Though it’s too early to tell for sure, simplistic attacks on what might be called progressive health care plans—plans that to one degree or another take the provision of health care out of the market—have also been ineffective. Because such plans typically mandate coverage, enforce large risk pools, subsidize care for those without means, regulate insurers, and implement cost controls, vested interests are coalescing around the counterattack that such plans are “socialized medicine” run by “big government.”

But I predict that this new “Harry and Louise”—they were the couple advertisers used to kill the Clinton health-care plan—will stumble. For one, the employer-based system, the one through which most working age families are insured, is slowly unraveling, and generating a level of insecurity that insulates the new plans from dismissive attacks. Second, big time Republicans, like Schwarzenegger and Romney, have recognized the difficulties sustaining the current system and proposed such plans of their own. Third, progressive advocates, from Michael Moore to scholarly wonks like Paul Krugman, Ezra Klein, Dean Baker, Maggie Mahar, and lots of others, seem to be successfully breaking through with stark comparisons between our system and those of every other advanced economy, wherein they spend a lot less per capita but have better health care outcomes.

Also, some of the most clever plans, like this one crafted by Jacob Hacker, overtly inject market competition into their framework. Under Hacker’s plan—and many others share this “pay or play” characteristic—employers have to provide coverage, but they can do so through the private market, or they can sign onto a Medicare-like government program. If progressive advocates are right, and government plans are far more efficient than those of the private sector, this approach ultimately reduces to single payer, as private plans are too burdened by overhead, profits, and inability to control costs. If not, well…good old market competition: let the best plan win. That doesn’t sound too socialized.

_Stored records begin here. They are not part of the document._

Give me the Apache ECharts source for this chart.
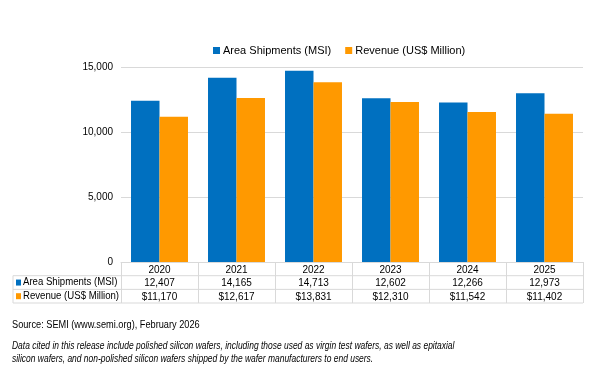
<!DOCTYPE html>
<html>
<head>
<meta charset="utf-8">
<script src="https://cdn.jsdelivr.net/npm/echarts@6/dist/echarts.min.js"></script>
<style>
  html, body { margin: 0; padding: 0; background: #fff; }
  #chart { width: 600px; height: 375px; }
</style>
</head>
<body>
<div id="chart"></div>
<script>
var years = ['2020', '2021', '2022', '2023', '2024', '2025']
var areaShipments = [12407, 14165, 14713, 12602, 12266, 12973]
var revenue = [11170, 12617, 13831, 12310, 11542, 11402]
var yTicks = [0, 5000, 10000, 15000]
var seriesNames = ['Area Shipments (MSI)', 'Revenue (US$ Million)']

var BLUE = '#0070c0'
var ORANGE = '#ff9900'
var LINE = '#d9d9d9'
var FONT = '"Liberation Sans", Arial, sans-serif'

var gridLeft = 121, gridRight = 17, gridTop = 67, gridBottom = 113
var rowY = [262, 275.7, 289.4, 303]
var tableLeft = 13

function fmt(v) {
    return v.toLocaleString('en-US')
}

var chart = echarts.init(document.getElementById('chart'))

var colW = (600 - gridLeft - gridRight) / years.length
var graphics = []

// table borders
for (var r = 1; r < rowY.length; r++) {
    graphics.push({
        type: 'line', silent: true,
        shape: {x1: tableLeft, y1: rowY[r], x2: 600 - gridRight, y2: rowY[r]},
        style: {stroke: LINE, lineWidth: 1}
    })
}
graphics.push({
    type: 'line', silent: true,
    shape: {x1: tableLeft, y1: rowY[1], x2: tableLeft, y2: rowY[3]},
    style: {stroke: LINE, lineWidth: 1}
})
for (var c = 0; c <= years.length; c++) {
    var x = Math.round(gridLeft + c * colW) + 0.5
    graphics.push({
        type: 'line', silent: true,
        shape: {x1: x, y1: rowY[0], x2: x, y2: rowY[3]},
        style: {stroke: LINE, lineWidth: 1}
    })
}
// row header cells
;[BLUE, ORANGE].forEach(function (col, i) {
    var cy = (rowY[i + 1] + rowY[i + 2]) / 2
    graphics.push({
        type: 'rect', silent: true,
        shape: {x: 16, y: cy - 3, width: 5, height: 6},
        style: {fill: col}
    })
    graphics.push({
        type: 'text', silent: true, x: 23, y: cy, scaleX: 0.96,
        style: {text: seriesNames[i], font: '10px ' + FONT, fill: '#000', verticalAlign: 'middle'}
    })
})
// notes
graphics.push({
    type: 'text', silent: true, x: 12, y: 325, scaleX: 0.92,
    style: {text: 'Source: SEMI (www.semi.org), February 2026', font: '10px ' + FONT, fill: '#000', verticalAlign: 'middle'}
})
graphics.push({
    type: 'text', silent: true, x: 12, y: 340, scaleX: 0.845,
    style: {
        text: 'Data cited in this release include polished silicon wafers, including those used as virgin test wafers, as well as epitaxial\nsilicon wafers, and non-polished silicon wafers shipped by the wafer manufacturers to end users.',
        font: 'italic 10px ' + FONT, fill: '#000', lineHeight: 13
    }
})

var option = {
    animation: false,
    backgroundColor: '#fff',
    textStyle: {fontFamily: FONT},
    color: [BLUE, ORANGE],
    legend: {
        top: 40,
        left: 208,
        itemWidth: 7,
        itemHeight: 7,
        itemGap: 14,
        icon: 'rect',
        textStyle: {fontSize: 11, color: '#000', padding: [0, 0, 0, -2]},
        data: seriesNames
    },
    grid: {left: gridLeft, right: gridRight, top: gridTop, bottom: gridBottom, containLabel: false},
    xAxis: {
        type: 'category',
        data: years,
        axisTick: {show: false},
        axisLine: {lineStyle: {color: LINE}},
        axisLabel: {
            margin: 1,
            interval: 0,
            color: '#000',
            fontSize: 10,
            lineHeight: 13.7,
            formatter: function (v, i) {
                return v + '\n' + fmt(areaShipments[i]) + '\n$' + fmt(revenue[i])
            }
        }
    },
    yAxis: {
        type: 'value',
        min: yTicks[0],
        max: yTicks[yTicks.length - 1],
        interval: 5000,
        axisLine: {show: false},
        axisTick: {show: false},
        axisLabel: {color: '#000', fontSize: 10, margin: 8, formatter: function (v) { return fmt(v) }},
        splitLine: {lineStyle: {color: LINE, width: 1}}
    },
    series: [
        {
            name: seriesNames[0], type: 'bar', data: areaShipments,
            barGap: '0%', barCategoryGap: '26%'
        },
        {
            name: seriesNames[1], type: 'bar', data: revenue,
            barGap: '0%', barCategoryGap: '26%'
        }
    ],
    graphic: graphics
}

chart.setOption(option)
</script>
</body>
</html>
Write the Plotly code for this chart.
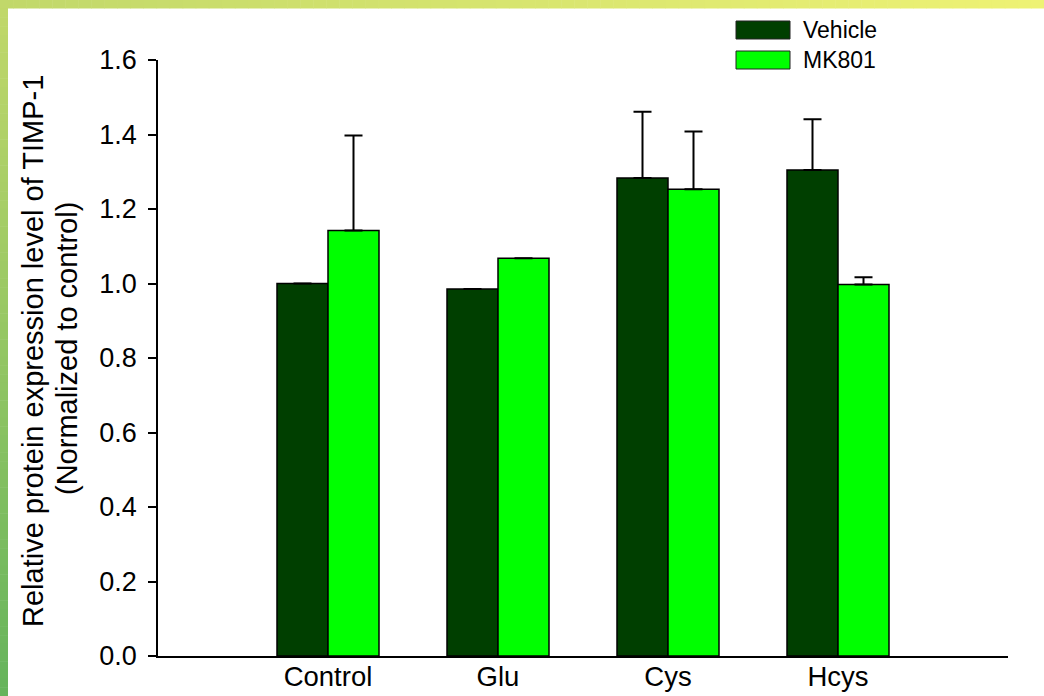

I myself have been engaged in the debate to raise taxes on those managing hedge funds, i.e., to tax their compensation as normal income (at 35%), not capital gains (15%). No one can say where this is headed—there are hearings on the issue today, and some very well-heeled lobbyists are out in force to kill the idea—but, like the other two examples above, the push for the change has been at least somewhat bi-partisan. Republican Charles Grassley, not a guy you associate with tax increases, is a co-sponsor of the legislation. And when the punditry get together to flap their gums on this idea, the notion that super-rich hedge fund managers face lower tax rates than teachers and firefighters has trumped the usual “raise our taxes and you’ll deal a fatal blow to capitalism.”